Il vóto e il vòto

La recente ulteriore, anche se leggera, flessione dei votanti alle elezioni amministrative in diversi comuni italiani induce a riprendere una seria e disincantata riflessione su questa tendenza.

L’astensionismo è di destra o di sinistra? In sé e per sé sembrerebbe una domanda stupida e in parte effettivamente la è: l’astensione dal voto è motivata proprio dal volersi sottrarre a scelte politiche turbate da manicheismo e semplicismo. Addirittura si arriva a giustificare il non voto con la mancanza di competizione derivante dagli esiti scontati previsti in sede sondaggistica. È una tripla enorme cazzata: perché assimila gli elettori ai tifosi, perché riduce la consultazione elettorale a mera presa d’atto degli umori emergenti dai sondaggi e perché utilizza i sondaggi come strumenti per influenzare le opinioni politiche dei cittadini.

Le motivazioni dell’astensionismo patologico, ben diverso da quello fisiologico presente e normale in ogni democrazia, sono parecchie e complesse e mal si prestano ad essere giubilate in una futile diatriba del tipo “l’astensionismo ha premiato il centrodestra e punito il centrosinistra?”. Anche se i sondaggisti e gli esperti di flussi elettorali non si sbilanciano, di fronte a questa domanda, la narrazione, che ormai ha assunto la cantilena del ritornello, sostiene che la tendenza al non voto danneggia la sinistra.

Fino a qualche tempo fa si sosteneva il contrario: lo zoccolo duro della sinistra era considerato intangibile, mentre era il consenso alla destra a soffrire le fluttuazioni del momento. Perché oggi dovrebbe essere esattamente il contrario? Si sono notevolmente allentate la ideologizzazione e la radicalizzazione del consenso. Durante le animate ed approfondite discussioni con l’indimenticabile amico Walter Torelli, ex-partigiano e uomo di rara coerenza etica e politica, agli inizi degli anni novanta constatavamo che alla politica stava sfuggendo l’anima, se ne stavano andando i valori e rischiava di rimanerci solo la “bottega” ed al cittadino non restava che scegliere il “negozio” in cui acquistare il prodotto adatto alla propria “pancia”. Se diamo per scontato che il potenziale elettore di sinistra sia motivato da idealità e valori, ne possiamo comprendere una certa riottosità al voto in presenza di una degenerazione individualistica della politica (sfrenato carrierismo negli addetti ai lavori, egoistico consumismo negli esclusi dai lavori) nonché un rifiuto categorico, quasi viscerale, a retrocedere la politica ad arte dei propri affari.

Quindi anche il potenziale elettorato di sinistra è protagonista del fenomeno assenteista.
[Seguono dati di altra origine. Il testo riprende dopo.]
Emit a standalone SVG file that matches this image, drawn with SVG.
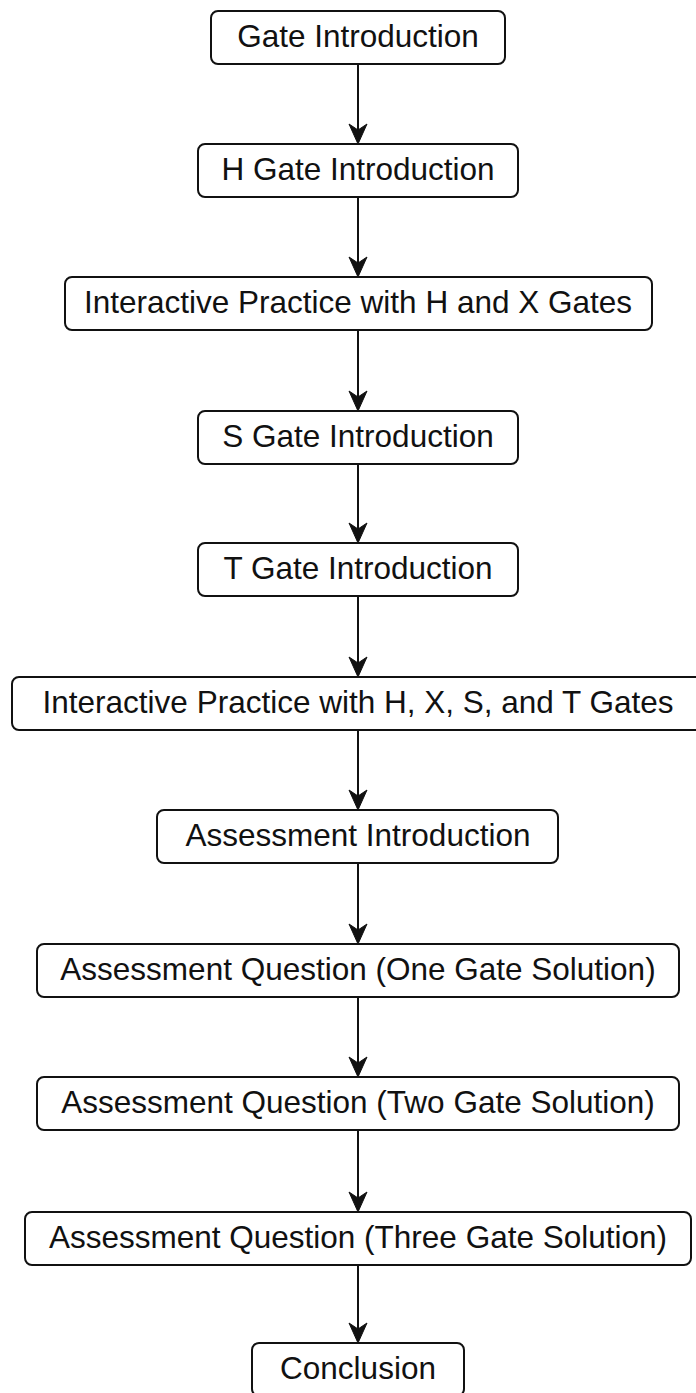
<svg xmlns="http://www.w3.org/2000/svg" width="696" height="1393" viewBox="0 0 696 1393">
<style>
.box{fill:#fff;stroke:#111;stroke-width:2}
.lbl{font-family:"Liberation Sans",Arial,Helvetica,sans-serif;font-size:31.5px;fill:#111;text-anchor:middle}
.edge{stroke:#111;stroke-width:2;fill:none}
.head{fill:#111;stroke:#111;stroke-width:1}
</style>
<rect width="696" height="1393" fill="#fff"/>
<g id="connectors">
<line class="edge" x1="358" y1="64" x2="358" y2="132"/><polygon class="head" points="358,144 349,124 358,130 367,124"/>
<line class="edge" x1="358" y1="197" x2="358" y2="265"/><polygon class="head" points="358,277 349,257 358,263 367,257"/>
<line class="edge" x1="358" y1="330" x2="358" y2="399"/><polygon class="head" points="358,411 349,391 358,397 367,391"/>
<line class="edge" x1="358" y1="464" x2="358" y2="531"/><polygon class="head" points="358,543 349,523 358,529 367,523"/>
<line class="edge" x1="358" y1="596" x2="358" y2="665"/><polygon class="head" points="358,677 349,657 358,663 367,657"/>
<line class="edge" x1="358" y1="730" x2="358" y2="798"/><polygon class="head" points="358,810 349,790 358,796 367,790"/>
<line class="edge" x1="358" y1="863" x2="358" y2="932"/><polygon class="head" points="358,944 349,924 358,930 367,924"/>
<line class="edge" x1="358" y1="997" x2="358" y2="1065"/><polygon class="head" points="358,1077 349,1057 358,1063 367,1057"/>
<line class="edge" x1="358" y1="1130" x2="358" y2="1200"/><polygon class="head" points="358,1212 349,1192 358,1198 367,1192"/>
<line class="edge" x1="358" y1="1265" x2="358" y2="1331"/><polygon class="head" points="358,1343 349,1323 358,1329 367,1323"/>
</g>
<g id="n1"><rect class="box" x="211" y="11" width="294" height="53" rx="7"/><text class="lbl" x="358" y="47">Gate Introduction</text></g>
<g id="n2"><rect class="box" x="198" y="144" width="320" height="53" rx="7"/><text class="lbl" x="358" y="180">H Gate Introduction</text></g>
<g id="n3"><rect class="box" x="65" y="277" width="587" height="53" rx="7"/><text class="lbl" x="358" y="313">Interactive Practice with H and X Gates</text></g>
<g id="n4"><rect class="box" x="198" y="411" width="320" height="53" rx="7"/><text class="lbl" x="358" y="447">S Gate Introduction</text></g>
<g id="n5"><rect class="box" x="198" y="543" width="320" height="53" rx="7"/><text class="lbl" x="358" y="579">T Gate Introduction</text></g>
<g id="n6"><rect class="box" x="12" y="677" width="692" height="53" rx="7"/><text class="lbl" x="358" y="713">Interactive Practice with H, X, S, and T Gates</text></g>
<g id="n7"><rect class="box" x="157" y="810" width="401" height="53" rx="7"/><text class="lbl" x="358" y="846">Assessment Introduction</text></g>
<g id="n8"><rect class="box" x="37" y="944" width="642" height="53" rx="7"/><text class="lbl" x="358" y="980">Assessment Question (One Gate Solution)</text></g>
<g id="n9"><rect class="box" x="37" y="1077" width="642" height="53" rx="7"/><text class="lbl" x="358" y="1113">Assessment Question (Two Gate Solution)</text></g>
<g id="n10"><rect class="box" x="25" y="1212" width="666" height="53" rx="7"/><text class="lbl" x="358" y="1248">Assessment Question (Three Gate Solution)</text></g>
<g id="n11"><rect class="box" x="252" y="1343" width="212" height="53" rx="7"/><text class="lbl" x="358" y="1379">Conclusion</text></g>
</svg>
Di qui a sostenere che ne sia l’esclusivo o almeno principale attore ci passa una notevole differenza. Non penso che a sinistra esista una sorta di paralizzante purismo, mentre a destra prevalga un accomodante e bottegaio pragmatismo. Forse si scontrano due tendenze patologiche: da una parte la tendenza a ingessare i principi nella teoria che non riesce a concretizzarsi; dall’altra parte la tendenza a prescindere dai principi per ripiegare sulle soluzioni illusorie. In mezzo ci sta il cittadino elettore. Se è minimamente avveduto, rifiuta entrambi gli approcci e non partecipa al voto. Se ingenuamente casca nella rete, vota e vota certamente più a destra che a sinistra. La domanda di cui sopra andrebbe quindi corretta in questo senso: l’astensionismo riguarda più gli scontenti o gli ingenui?

Sono portato a credere che l’astensionismo non danneggi soprattutto la sinistra, ma interroghi la politica e ne scopra gli altarini e punisca comunque l’improvvisazione di destra e sinistra. Evidentemente dal fondo del barile della politica che stiamo raschiando non possono emergere grandi soluzioni, ma piccole divagazioni e in questo, la destra è maestra, non sempre, ma quella con cui abbiamo a che fare attualmente in Italia lo è certamente, almeno nel breve periodo.

Non è possibile una controprova ipotizzando un’andata alle urne molto più consistente. Si può solo ragionare concludendo che, se non cambiassero i presupposti della politica, resterebbero intatti gli equilibri e gli elettori, sempre più rassegnati, si comporterebbero in modo direttamente proporzionale a quelli attuali.